The betrayal can also be one of performance in the parallel world. Imagine two processors in a multi-core system, both trying to increment a single shared counter in memory. If both threads use an atomic instruction that directly addresses the shared counter, they create a "coherence storm." The cache line containing the counter is furiously passed back and forth between the cores—a phenomenon known as cache "ping-ponging"—with each transfer incurring a massive latency. The system grinds to a halt, throttled by contention for this single location. A far better strategy is for each thread to work on a private, local counter (using fast immediate or register operations) and only merge its result into the shared counter once at the very end. Here again, avoiding the direct, repeated access to a single absolute address is the key to performance.
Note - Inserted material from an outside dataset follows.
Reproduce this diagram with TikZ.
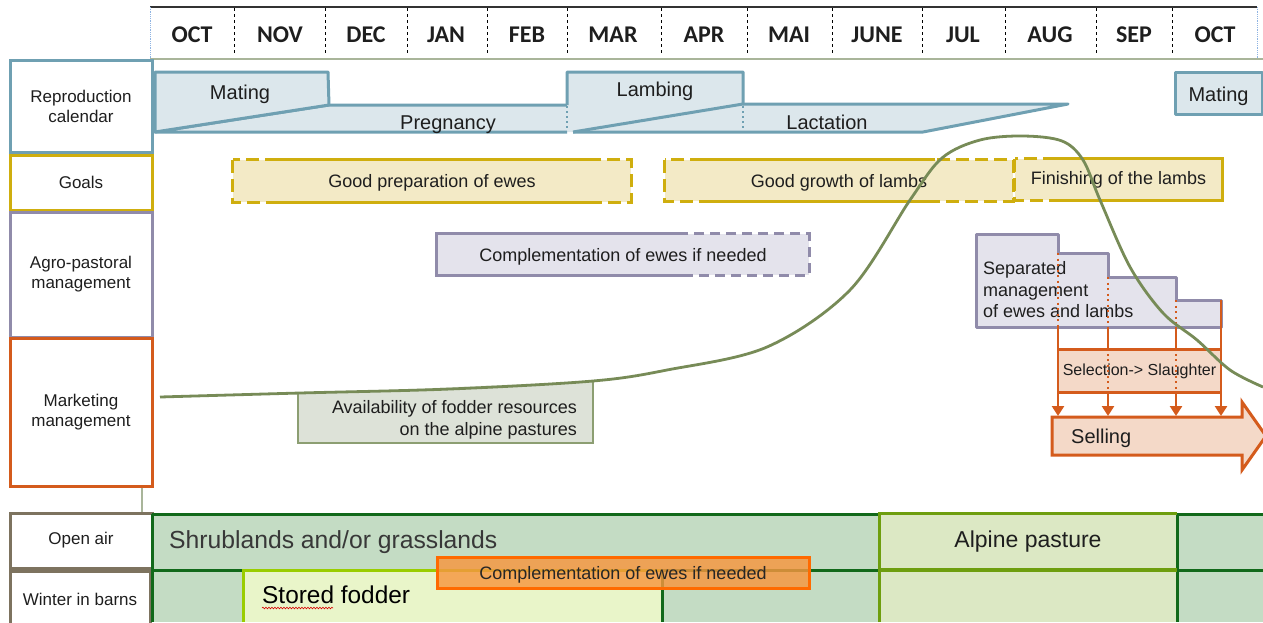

So, is absolute addressing good or bad? The question is naive. It is a fundamental tool, and like any tool, its value lies in the skill of the artisan. The story of computing is filled with clever designs that balance its strengths and weaknesses.
In the world of embedded systems, engineers face this daily. Should configuration constants be burned into the code as immediates, making them fast but hard to update? Or should they be loaded from a separate configuration memory using direct addressing, making them easy to update but potentially slower? The answer is a trade-off, balancing performance, security, and maintainability. Smart solutions exist, such as loading the constants into registers once at startup, or patching the immediate values in the code during a secure boot process before locking the code memory. Each design is a carefully considered compromise, a testament to the engineer's art.
From blinking an LED to protecting state secrets, the concept of an absolute address is a simple, powerful thread. To follow it is to see the interconnected beauty of computer science, to understand that the grandest of systems and most subtle of security flaws can spring from the simplest of ideas. The character of our computing machines is, in many ways, defined by how they choose to point to a place in their vast, numbered world.